Geometric expansion of fluctuations and average shadows

TL;DR

This paper develops a geometric method to analyze the asymptotic behavior of cumulants of local observables, revealing their dependence on the shape and topology of the region, with applications to quantum Hall systems.

Contribution

It introduces a systematic approach linking cumulant expansion coefficients to geometric and topological features of regions, including convex moments and Euler characteristics.

Findings

Cumulant expansion coefficients relate to convex geometric moments.

Odd cumulants in 2D depend on the Euler characteristic.

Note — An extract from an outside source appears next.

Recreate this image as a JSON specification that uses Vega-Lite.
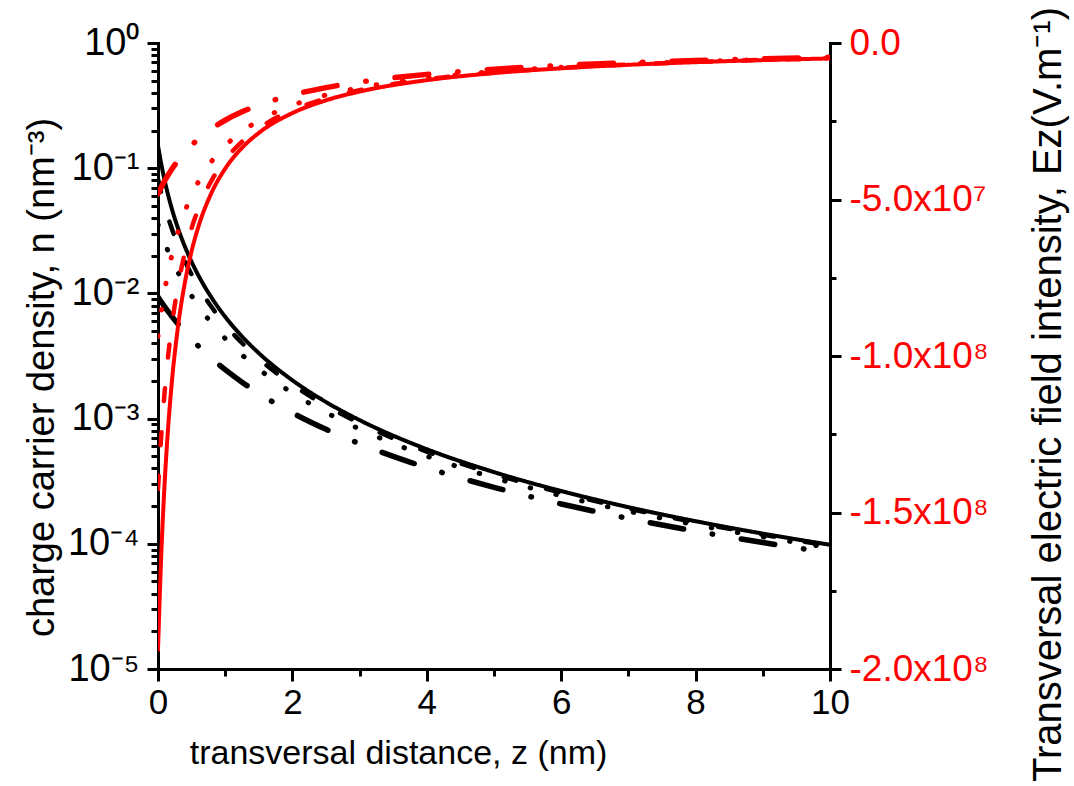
{
  "$schema": "https://vega.github.io/schema/vega-lite/v6.json",
  "autosize": "none",
  "width": 672,
  "height": 626,
  "padding": {"top": 43, "left": 158, "right": 244, "bottom": 117},
  "background": "white",
  "config": {
    "view": {"stroke": null},
    "font": "Liberation Sans",
    "axis": {"labelFont": "Liberation Sans", "titleFont": "Liberation Sans", "grid": false, "domainColor": "black", "tickColor": "black", "labelColor": "black", "titleColor": "black", "titleFontWeight": "normal", "domainWidth": 3, "tickWidth": 3, "domainCap": "square"}
  },
  "datasets": {
    "d": [
      {"s": "s1", "z": 0, "n": 0.15179, "E": -193870000},
      {"s": "s1", "z": 0.05, "n": 0.10691, "E": -162700000},
      {"s": "s1", "z": 0.1, "n": 0.07934, "E": -140170000},
      {"s": "s1", "z": 0.15, "n": 0.06121, "E": -123110000},
      {"s": "s1", "z": 0.2, "n": 0.04865, "E": -109760000},
      {"s": "s1", "z": 0.3, "n": 0.03285, "E": -90196000},
      {"s": "s1", "z": 0.4, "n": 0.02367, "E": -76551000},
      {"s": "s1", "z": 0.5, "n": 0.01785, "E": -66491000},
      {"s": "s1", "z": 0.6, "n": 0.01395, "E": -58769000},
      {"s": "s1", "z": 0.8, "n": 0.009185, "E": -47691000},
      {"s": "s1", "z": 1, "n": 0.006503, "E": -40127000},
      {"s": "s1", "z": 1.25, "n": 0.004529, "E": -33488000},
      {"s": "s1", "z": 1.5, "n": 0.003334, "E": -28734000},
      {"s": "s1", "z": 2, "n": 0.002023, "E": -22379000},
      {"s": "s1", "z": 2.5, "n": 0.001356, "E": -18327000},
      {"s": "s1", "z": 3, "n": 0.0009723, "E": -15517000},
      {"s": "s1", "z": 4, "n": 0.0005695, "E": -11875000},
      {"s": "s1", "z": 5, "n": 0.0003736, "E": -9618000},
      {"s": "s1", "z": 6, "n": 0.0002638, "E": -8082000},
      {"s": "s1", "z": 7, "n": 0.0001961, "E": -6969000},
      {"s": "s1", "z": 8, "n": 0.0001515, "E": -6125000},
      {"s": "s1", "z": 9, "n": 0.0001206, "E": -5464000},
      {"s": "s1", "z": 10, "n": 0.00009821, "E": -4931000},
      {"s": "s2", "z": 0, "n": 0.08205, "E": -142540000},
      {"s": "s2", "z": 0.05, "n": 0.06304, "E": -124940000},
      {"s": "s2", "z": 0.1, "n": 0.04995, "E": -111210000},
      {"s": "s2", "z": 0.15, "n": 0.04055, "E": -100200000},
      {"s": "s2", "z": 0.2, "n": 0.03357, "E": -91170000},
      {"s": "s2", "z": 0.3, "n": 0.0241, "E": -77250000},
      {"s": "s2", "z": 0.4, "n": 0.01814, "E": -67020000},
      {"s": "s2", "z": 0.5, "n": 0.01414, "E": -59180000},
      {"s": "s2", "z": 0.6, "n": 0.01134, "E": -52980000},
      {"s": "s2", "z": 0.8, "n": 0.007751, "E": -43810000},
      {"s": "s2", "z": 1, "n": 0.005632, "E": -37340000},
      {"s": "s2", "z": 1.25, "n": 0.004014, "E": -31530000},
      {"s": "s2", "z": 1.5, "n": 0.003005, "E": -27280000},
      {"s": "s2", "z": 2, "n": 0.001864, "E": -21490000},
      {"s": "s2", "z": 2.5, "n": 0.001269, "E": -17720000},
      {"s": "s2", "z": 3, "n": 0.0009186, "E": -15080000},
      {"s": "s2", "z": 4, "n": 0.0005452, "E": -11620000},
      {"s": "s2", "z": 5, "n": 0.0003606, "E": -9449000},
      {"s": "s2", "z": 6, "n": 0.000256, "E": -7962000},
      {"s": "s2", "z": 7, "n": 0.0001911, "E": -6880000},
      {"s": "s2", "z": 8, "n": 0.0001481, "E": -6056000},
      {"s": "s2", "z": 9, "n": 0.0001182, "E": -5409000},
      {"s": "s2", "z": 10, "n": 0.00009643, "E": -4887000},
      {"s": "s3", "z": 0, "n": 0.03546, "E": -93700000},
      {"s": "s3", "z": 0.05, "n": 0.0297, "E": -85760000},
      {"s": "s3", "z": 0.1, "n": 0.02524, "E": -79060000},
      {"s": "s3", "z": 0.15, "n": 0.02172, "E": -73330000},
      {"s": "s3", "z": 0.2, "n": 0.01888, "E": -68380000},
      {"s": "s3", "z": 0.3, "n": 0.01465, "E": -60240000},
      {"s": "s3", "z": 0.4, "n": 0.0117, "E": -53830000},
      {"s": "s3", "z": 0.5, "n": 0.00956, "E": -48650000},
      {"s": "s3", "z": 0.6, "n": 0.007956, "E": -44390000},
      {"s": "s3", "z": 0.8, "n": 0.005759, "E": -37760000},
      {"s": "s3", "z": 1, "n": 0.00436, "E": -32860000},
      {"s": "s3", "z": 1.25, "n": 0.003227, "E": -28270000},
      {"s": "s3", "z": 1.5, "n": 0.002485, "E": -24800000},
      {"s": "s3", "z": 2, "n": 0.001603, "E": -19920000},
      {"s": "s3", "z": 2.5, "n": 0.001119, "E": -16640000},
      {"s": "s3", "z": 3, "n": 0.0008251, "E": -14290000},
      {"s": "s3", "z": 4, "n": 0.0005017, "E": -11150000},
      {"s": "s3", "z": 5, "n": 0.0003369, "E": -9134000},
      {"s": "s3", "z": 6, "n": 0.0002418, "E": -7737000},
      {"s": "s3", "z": 7, "n": 0.0001819, "E": -6711000},
      {"s": "s3", "z": 8, "n": 0.0001418, "E": -5925000},
      {"s": "s3", "z": 9, "n": 0.0001136, "E": -5304000},
      {"s": "s3", "z": 10, "n": 0.00009308, "E": -4801000},
      {"s": "s4", "z": 0, "n": 0.009379, "E": -48190000},
      {"s": "s4", "z": 0.05, "n": 0.008545, "E": -46000000},
      {"s": "s4", "z": 0.1, "n": 0.007818, "E": -44000000},
      {"s": "s4", "z": 0.15, "n": 0.007181, "E": -42170000},
      {"s": "s4", "z": 0.2, "n": 0.006618, "E": -40480000},
      {"s": "s4", "z": 0.3, "n": 0.005674, "E": -37480000},
      {"s": "s4", "z": 0.4, "n": 0.004918, "E": -34900000},
      {"s": "s4", "z": 0.5, "n": 0.004304, "E": -32650000},
      {"s": "s4", "z": 0.6, "n": 0.003798, "E": -30670000},
      {"s": "s4", "z": 0.8, "n": 0.003021, "E": -27350000},
      {"s": "s4", "z": 1, "n": 0.00246, "E": -24680000},
      {"s": "s4", "z": 1.25, "n": 0.001955, "E": -22000000},
      {"s": "s4", "z": 1.5, "n": 0.00159, "E": -19840000},
      {"s": "s4", "z": 2, "n": 0.001112, "E": -16590000},
      {"s": "s4", "z": 2.5, "n": 0.0008205, "E": -14250000},
      {"s": "s4", "z": 3, "n": 0.0006304, "E": -12490000},
      {"s": "s4", "z": 4, "n": 0.0004055, "E": -10020000},
      {"s": "s4", "z": 5, "n": 0.0002825, "E": -8364000},
      {"s": "s4", "z": 6, "n": 0.000208, "E": -7177000},
      {"s": "s4", "z": 7, "n": 0.0001596, "E": -6286000},
      {"s": "s4", "z": 8, "n": 0.0001263, "E": -5591000},
      {"s": "s4", "z": 9, "n": 0.0001024, "E": -5035000},
      {"s": "s4", "z": 10, "n": 0.00008468, "E": -4579000}
    ]
  },
  "data": {"name": "d"},
  "resolve": {"scale": {"y": "independent"}, "axis": {"x": "independent", "y": "independent"}},
  "layer": [
    {
      "mark": {"type": "line", "color": "black", "interpolate": "monotone", "strokeCap": "round", "clip": true},
      "encoding": {
        "x": {"field": "z", "type": "quantitative", "scale": {"domain": [0, 10], "nice": false, "zero": false},
          "axis": {"orient": "bottom", "values": [0, 2, 4, 6, 8, 10], "format": "d", "tickSize": 12, "labelFontSize": 35, "labelPadding": 4, "labelFlush": false,
            "title": "transversal distance, z (nm)", "titleFontSize": 34, "titleX": 240, "titleY": 94, "titleBaseline": "alphabetic", "titleAnchor": null}},
        "y": {"field": "n", "type": "quantitative", "scale": {"type": "log", "domain": [0.00001, 1], "nice": false},
          "axis": {"orient": "left", "values": [1, 0.1, 0.01, 0.001, 0.0001, 0.00001], "tickSize": 11, "labelFontSize": 38, "labelPadding": 8, "labelFlush": false,
            "labelExpr": "datum.value > 0.5 ? '10⁰' : datum.value > 0.05 ? '10⁻¹' : datum.value > 0.005 ? '10⁻²' : datum.value > 0.0005 ? '10⁻³' : datum.value > 0.00005 ? '10⁻⁴' : '10⁻⁵'",
            "title": "charge carrier density, n (nm⁻³)", "titleFontSize": 38, "titleAngle": 270, "titleX": -116, "titleY": 334, "titleBaseline": "middle", "titleAlign": "center"}},
        "strokeDash": {"field": "s", "type": "nominal", "scale": {"domain": ["s1", "s2", "s3", "s4"], "range": [[1, 0], [13, 31], [0.5, 26], [34, 29, 0.5, 29]]}, "legend": null},
        "strokeWidth": {"field": "s", "type": "ordinal", "scale": {"domain": ["s1", "s2", "s3", "s4"], "range": [4, 5.5, 5.5, 8]}, "legend": null}
      }
    },
    {
      "mark": {"type": "line", "color": "#ff0000", "interpolate": "monotone", "strokeCap": "round", "clip": true},
      "encoding": {
        "x": {"field": "z", "type": "quantitative",
          "axis": {"orient": "bottom", "values": [1, 3, 5, 7, 9], "tickSize": 7, "labels": false, "domain": false, "title": null}},
        "y": {"field": "E", "type": "quantitative", "scale": {"domain": [-200000000, 0], "nice": false, "zero": false},
          "axis": {"orient": "right", "values": [0, -50000000, -100000000, -150000000, -200000000], "tickSize": 11, "labelFontSize": 37, "labelColor": "#ff0000", "labelPadding": 8, "labelFlush": false,
            "labelExpr": "datum.value == 0 ? '0.0' : datum.value == -50000000 ? '-5.0x10⁷' : datum.value == -100000000 ? '-1.0x10⁸' : datum.value == -150000000 ? '-1.5x10⁸' : '-2.0x10⁸'",
            "title": "Transversal electric field intensity, Ez(V.m⁻¹)", "titleFontSize": 40, "titleAngle": 270, "titleX": 218, "titleY": 351, "titleBaseline": "middle", "titleAlign": "center"}},
        "strokeDash": {"field": "s", "type": "nominal", "scale": {"domain": ["s1", "s2", "s3", "s4"], "range": [[1, 0], [13, 31], [0.5, 26], [34, 29, 0.5, 29]]}, "legend": null},
        "strokeWidth": {"field": "s", "type": "ordinal", "scale": {"domain": ["s1", "s2", "s3", "s4"], "range": [4, 5.5, 5.5, 8]}, "legend": null}
      }
    },
    {
      "mark": {"type": "line", "opacity": 0},
      "encoding": {
        "x": {"field": "z", "type": "quantitative", "axis": null},
        "y": {"field": "n", "type": "quantitative", "scale": {"type": "log", "domain": [0.00001, 1], "nice": false},
          "axis": {"orient": "left", "values": [0.00002, 0.00003, 0.00004, 0.00005, 0.00006, 0.00007, 0.00008, 0.00009, 0.0002, 0.0003, 0.0004, 0.0005, 0.0006, 0.0007, 0.0008, 0.0009, 0.002, 0.003, 0.004, 0.005, 0.006, 0.007, 0.008, 0.009, 0.02, 0.03, 0.04, 0.05, 0.06, 0.07, 0.08, 0.09, 0.2, 0.3, 0.4, 0.5, 0.6, 0.7, 0.8, 0.9],
            "tickSize": 7, "labels": false, "domain": false, "title": null}},
        "detail": {"field": "s"}
      }
    },
    {
      "mark": {"type": "line", "opacity": 0},
      "encoding": {
        "x": {"field": "z", "type": "quantitative", "axis": null},
        "y": {"field": "E", "type": "quantitative", "scale": {"domain": [-200000000, 0], "nice": false, "zero": false},
          "axis": {"orient": "right", "values": [-25000000, -75000000, -125000000, -175000000], "tickSize": 6, "labels": false, "domain": false, "title": null}},
        "detail": {"field": "s"}
      }
    }
  ]
}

Monte Carlo calculations demonstrate skewness in quantum Hall states.

Abstract

Fluctuations of observables provide unique insights into the nature of physical systems, and their study stands as a cornerstone of both theoretical and experimental science. Generalized fluctuations, or cumulants, provide information beyond the mean and variance of an observable. In this paper, we develop a systematic method to determine the asymptotic behavior of cumulants of local observables as the region becomes large. Our analysis reveals that the expansion is closely tied to the geometric characteristics of the region and its boundary, with coefficients given by convex moments of the connected correlation function: the latter is integrated against intrinsic volumes of convex polytopes built from the coordinates, which can be interpreted as average shadows. A particular application of our method shows that, in two dimensions, the leading behavior of odd cumulants of conserved quantities is topological, specifically depending on the Euler characteristic of the region. We illustrate these results with the paradigmatic strongly-interacting system of two-dimensional quantum Hall state at filling fraction $1/2$, by performing Monte-Carlo calculations of the skewness (third cumulant) of particle number in the Laughlin state.